Степан умолк, молчали и остальные. Незаметно под сказку Степана прошел час. Еще один час из многих–многих часов бесконечной зимовки.

Вот так в пургу, у огонька, возникла когда–то легенда про Грумаланского Пса. Постепенно обрастала она все новыми и новыми поворотами и подробностями, придуманными у печки в ненастье, долгой зимней ночью.

Страшный порыв ветра потряс избу. С новой силой завыл и загудел полуночник. Огонь в печи погас, только несколько красных звездочек еще боролось с серой пеленой бархатного пепла.

— Будем ложиться, братцы. Ванюха, прикрой ставень, холодит что–то полуночник, норовит вовсе нас снегом завалить. — Алексей еще что–то пробормотал про себя и стал укладываться поудобнее на медвежью шкуру.

Скоро мерное дыхание спящих было слышно со всех концов горницы. Только Ваня долго не мог уснуть. При каждом ударе ветра его глаза широко раскрывались. Казалось, что вот сейчас в избу вбежит страшная черная собака. Сквозь дикие стоны ветра ему чудился лай, то громкий, где–то совсем близко, то едва слышный.
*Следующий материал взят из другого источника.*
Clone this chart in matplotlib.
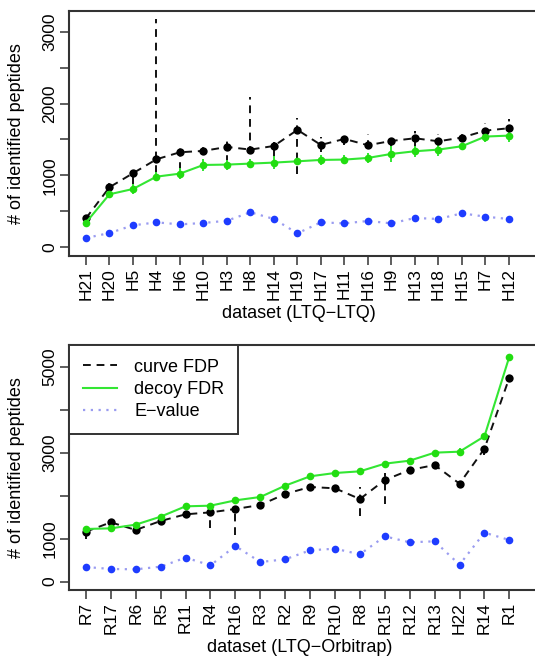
import matplotlib
matplotlib.use('Agg')
import matplotlib.pyplot as plt
import numpy as np

plt.rcParams['font.family'] = ['Liberation Sans', 'DejaVu Sans']

# ---- top panel: LTQ-LTQ
h_names = ['H21', 'H20', 'H5', 'H4', 'H6', 'H10', 'H3', 'H8', 'H14', 'H19',
           'H17', 'H11', 'H16', 'H9', 'H13', 'H18', 'H15', 'H7', 'H12']
h_curve = [400, 833, 1028, 1223, 1321, 1340, 1395, 1358, 1409, 1633,
           1423, 1507, 1419, 1479, 1516, 1474, 1526, 1623, 1656]
h_curve_lo = [350, 780, 880, 1030, 1080, 1280, 1170, 1290, 1260, 1020,
              1330, 1420, 1380, 1400, 1400, 1380, 1460, 1540, 1560]
h_curve_hi = [450, 950, 1050, 3180, 1400, 1420, 1490, 2090, 1470, 1800,
              1530, 1580, 1580, 1560, 1620, 1580, 1600, 1730, 1780]
h_decoy = [340, 735, 809, 981, 1023, 1144, 1149, 1163, 1177, 1195,
           1214, 1219, 1242, 1298, 1335, 1358, 1405, 1540, 1553]
h_decoy_err = [40, 50, 70, 60, 80, 90, 70, 60, 90, 50,
               70, 60, 70, 110, 80, 90, 50, 70, 90]
h_evalue = [126, 195, 302, 344, 316, 335, 367, 484, 391, 191,
            344, 330, 363, 330, 405, 391, 470, 423, 391]

# ---- bottom panel: LTQ-Orbitrap
r_names = ['R7', 'R17', 'R6', 'R5', 'R11', 'R4', 'R16', 'R3', 'R2', 'R9',
           'R10', 'R8', 'R15', 'R12', 'R13', 'H22', 'R14', 'R1']
r_curve = [1163, 1380, 1202, 1411, 1566, 1612, 1690, 1783, 2039, 2202,
           2171, 1922, 2364, 2597, 2713, 2279, 3093, 4744]
r_curve_lo = [1000, 1330, 1150, 1370, 1520, 1240, 1085, 1740, 1990, 2160,
              2130, 1535, 1806, 2550, 2670, 2230, 2950, 4700]
r_curve_hi = [1220, 1430, 1250, 1450, 1610, 1650, 1730, 1830, 2080, 2250,
              2210, 2210, 2520, 2640, 2760, 2330, 3250, 4790]
r_decoy = [1225, 1240, 1326, 1512, 1752, 1767, 1891, 1969, 2233, 2450,
           2527, 2566, 2744, 2814, 3000, 3023, 3380, 5233]
r_decoy_err = [70, 40, 40, 40, 50, 40, 40, 40, 40, 40,
               40, 40, 40, 40, 40, 90, 50, 40]
r_evalue = [341, 295, 287, 349, 558, 380, 829, 457, 519, 729,
            767, 636, 1054, 915, 938, 395, 1140, 969]

BLACK = '#111111'
GREEN = '#33e633'
GREEN_PT = '#22dd11'
BLUE_LINE = '#9a9cf0'
BLUE_PT = '#1e3cff'
FS = 13
TFS = 12.5

fig = plt.figure(figsize=(5.35, 6.59), dpi=100)
ax1 = fig.add_axes([69/535, 1-256/659, 466/535, 245/659])
ax2 = fig.add_axes([69/535, 1-590/659, 466/535, 245/659])


def panel(ax, names, curve, c_lo, c_hi, decoy, d_err, evalue, xlim, ylim,
          yticks, ylabels, xlabel, xlab_y):
    x = np.arange(1, len(names) + 1)
    decoy = np.array(decoy)
    d_err = np.array(d_err)
    ax.vlines(x, c_lo, c_hi, colors=BLACK, linestyles=(0, (4, 3)), lw=1.4, zorder=2)
    ax.vlines(x, decoy - d_err, decoy + d_err, colors=GREEN, lw=1.4, zorder=3)
    ax.plot(x, evalue, color=BLUE_LINE, ls=(0, (1, 2.5)), lw=1.6, zorder=2)
    ax.plot(x, evalue, 'o', color=BLUE_PT, ms=5.5, mec='none', zorder=4)
    ax.plot(x, curve, color=BLACK, ls=(0, (4, 3)), lw=1.4, zorder=3)
    ax.plot(x, curve, 'o', color='black', ms=6, mec='none', zorder=4)
    ax.plot(x, decoy, color=GREEN, lw=1.5, zorder=4)
    ax.plot(x, decoy, 'o', color=GREEN_PT, ms=5.5, mec='none', zorder=5)

    ax.set_xlim(xlim)
    ax.set_ylim(ylim)
    ax.set_xticks(x)
    ax.set_xticklabels(names, rotation=90, fontsize=TFS)
    ax.set_yticks(yticks)
    ax.set_yticklabels(ylabels, rotation=90, va='center', fontsize=TFS)
    ax.tick_params(direction='out', length=6.5, width=1.1, color='#333333', pad=2)
    for s in ['left', 'top', 'bottom']:
        ax.spines[s].set_linewidth(1.5)
        ax.spines[s].set_color('#333333')
    ax.spines['right'].set_visible(False)
    ax.set_xlabel(xlabel, fontsize=FS, va='center')
    ax.xaxis.set_label_coords(0.494, xlab_y)
    ax.set_ylabel('# of identified peptides', fontsize=FS, va='center')
    ax.yaxis.set_label_coords(-0.112, 0.5)


panel(ax1, h_names, h_curve, h_curve_lo, h_curve_hi, h_decoy, h_decoy_err, h_evalue,
      (0.28, 20.11), (-125, 3290),
      [0, 500, 1000, 1500, 2000, 2500, 3000], ['0', '', '1000', '', '2000', '', '3000'],
      'dataset (LTQ\u2212LTQ)', -0.236)

panel(ax2, r_names, r_curve, r_curve_lo, r_curve_hi, r_decoy, r_decoy_err, r_evalue,
      (0.32, 19.03), (-194, 5504),
      [0, 1000, 2000, 3000, 4000, 5000], ['0', '1000', '', '3000', '', '5000'],
      'dataset (LTQ\u2212Orbitrap)', -0.236)

handles = [
    plt.Line2D([], [], color=BLACK, ls=(0, (4, 3)), lw=1.4),
    plt.Line2D([], [], color=GREEN, lw=1.5),
    plt.Line2D([], [], color=BLUE_LINE, ls=(0, (1, 2.5)), lw=1.6),
]
leg = ax2.legend(handles, ['curve FDP', 'decoy FDR', 'E\u2212value'], loc='upper left',
                 borderaxespad=0, fancybox=False, framealpha=1, edgecolor='#333333',
                 fontsize=FS, handlelength=1.9, handletextpad=0.95, borderpad=0.75,
                 labelspacing=0.3)
leg.get_frame().set_linewidth(1.4)

fig.savefig('out.png', dpi=100)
«Вот бы подружить с Грумаланским Псом–то! Добыл бы оленей поболе… а помру, то не страшно, коли и деревом стану… Старуха Цинга лютее… Отец сказывал, живой гнить будешь…»

Наконец и Ваня заснул на мягких шкурах.

Свет жирника доставал только до середины горницы, а чуть подальше, особенно по углам, прятались густые тени. В неверном слабом свете все же можно было разглядеть отдельные предметы и фигуры спящих людей.

Всю горницу устилали медвежьи, оленьи и песцовые шкуры. Ими были покрыты пол, лавки, завешана дверь. На шкурах зимовщики спали, шкурами укрывались.